The Seven IBM Licensing Metrics You Must Know
Almost every IBM finding traces back to a metric the buyer never fully understood. Get the metric right and the count follows; get it wrong and you are arguing about the wrong number. These are the seven measures that decide what you owe and where audits land. Know the metric before you defend the count.
Why the metric is the whole argument
An IBM entitlement is a quantity of a unit, and the unit is the metric. The product, the edition, and the deployment all matter, but the metric is what an auditor multiplies to reach exposure. Buyers who treat all licenses as interchangeable miss that a processor based metric and a user based metric behave nothing alike under scrutiny. The seven below cover the great majority of a typical IBM estate, and knowing which one governs each product is the first move in any defense.
The seven metrics
- PVU, Processor Value Unit: a core based metric. The value units assigned per core, for example roughly 70 PVU for a common Intel core, times the cores allocated to the software.
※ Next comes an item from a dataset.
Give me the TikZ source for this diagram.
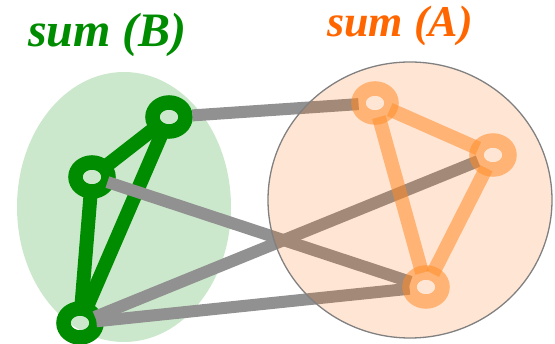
\documentclass[tikz,border=0pt]{standalone}
\usepackage{fontspec}
\setmainfont{Liberation Serif}
\usetikzlibrary{shapes.geometric}
\definecolor{gr}{RGB}{0,140,0}
\definecolor{gy}{RGB}{145,145,145}
\definecolor{orn}{RGB}{255,102,0}
\definecolor{orl}{RGB}{255,140,40}
\pgfdeclarelayer{lone}
\pgfdeclarelayer{ltwo}
\pgfdeclarelayer{lthree}
\pgfsetlayers{lone,ltwo,lthree,main}
\begin{document}
\begin{tikzpicture}[x=1pt,y=-1pt,
 ring/.style={ellipse, minimum width=33pt, minimum height=29pt, inner sep=0pt, outer sep=0pt, line width=14.5pt},
 gring/.style={ring, draw=gr},
 oring/.style={ring, draw=orl, draw opacity=0.55},
 gedge/.style={draw=gr, line width=14pt},
 oedge/.style={draw=orl, line width=14pt, draw opacity=0.55},
 yedge/.style={draw=gy, line width=12pt},
 title/.style={anchor=base west, inner sep=0pt, font=\bfseries\itshape}]
\useasboundingbox (0,0) rectangle (555,344);
\begin{pgfonlayer}{lone}
\fill[gr!20] (124,207) ellipse [x radius=107pt, y radius=135pt];
\node[gring] (n1) at (169,117) {};
\node[gring] (n2) at (92,177) {};
\node[gring] (n3) at (80,323) {};
\draw[gedge] (n1) -- (n2);
\draw[gedge] (n1) -- (n3);
\draw[gedge] (n2) -- (n3);
\end{pgfonlayer}
\node[oring] (o1) at (375,103) {};
\node[oring] (o2) at (493,155) {};
\node[oring] (o3) at (426,287) {};
\draw[oedge] (o1) -- (o2);
\draw[oedge] (o1) -- (o3);
\draw[oedge] (o2) -- (o3);
\begin{pgfonlayer}{ltwo}
\draw[yedge, shorten <=7pt] (n1) -- (o1);
\draw[yedge] (n2) -- (o3);
\draw[yedge] (n3) -- (o2);
\draw[yedge] (n3) -- (o3);
\end{pgfonlayer}
\begin{pgfonlayer}{lthree}
\path[fill=orn, fill opacity=0.17, draw=gray, line width=1.3pt] (410,200) ellipse [x radius=142pt, y radius=138pt];
\end{pgfonlayer}
\node[title, text=gr, font=\bfseries\itshape\fontsize{48}{50}\selectfont] (tb) at (28,47) {sum (B)};
\node[title, text=orn, font=\bfseries\itshape\fontsize{44}{46}\selectfont] (ta) at (327,37) {sum (A)};
\end{tikzpicture}
\end{document}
It ties cost to hardware capacity and is where sub-capacity disputes live.
- RVU, Resource Value Unit: a usage based metric tied to a resource quantity such as managed devices or users, not to the processor. The chargeable amount tracks how much of the resource the software manages.
- VPC, Virtual Processor Core: the Cloud Pak and container metric. Since Passport Advantage version 11, sub-capacity reporting and the IBM License Service apply to VPC metered products, and manual counting is no longer permitted.
- Authorized User: a named person granted access, counted per individual regardless of whether they log in. Removing access does not remove the requirement unless the entitlement is reduced at renewal.
- Concurrent User: the number of users accessing the software at the same time, which can be lower than the authorized population but needs evidence of the true peak to defend.
- Install or Floating User: counted by the number of installations or by a shared pool of access rights, common in tooling and analytics, where uncontrolled installs quietly exceed the count.
- Resource based metrics: a family of measures tied to a managed quantity such as terabytes, endpoints, or transactions, where the resource definition itself is often the point of dispute.
How buyers use the metrics defensively
We start every reconciliation by confirming the governing metric for each product against the entitlement record, because a finding built on the wrong metric collapses on its own. Where a processor metric applies, we recalculate the cores and test the sub-capacity position. Where a user metric applies, we map actual authorized or concurrent counts to the entitlement rather than accept a headcount sweep. The discipline is the same across all seven: the count is only as valid as the metric it sits on.
An auditor will assert a metric for each product and build exposure on top of it. If the asserted metric is wrong, or the count ignores how that metric actually behaves, the finding is challengeable before you argue a single core or user. Confirm the governing metric on every line, then reconcile the count to it. The metric is not a detail; it is the foundation the entire settlement number rests on.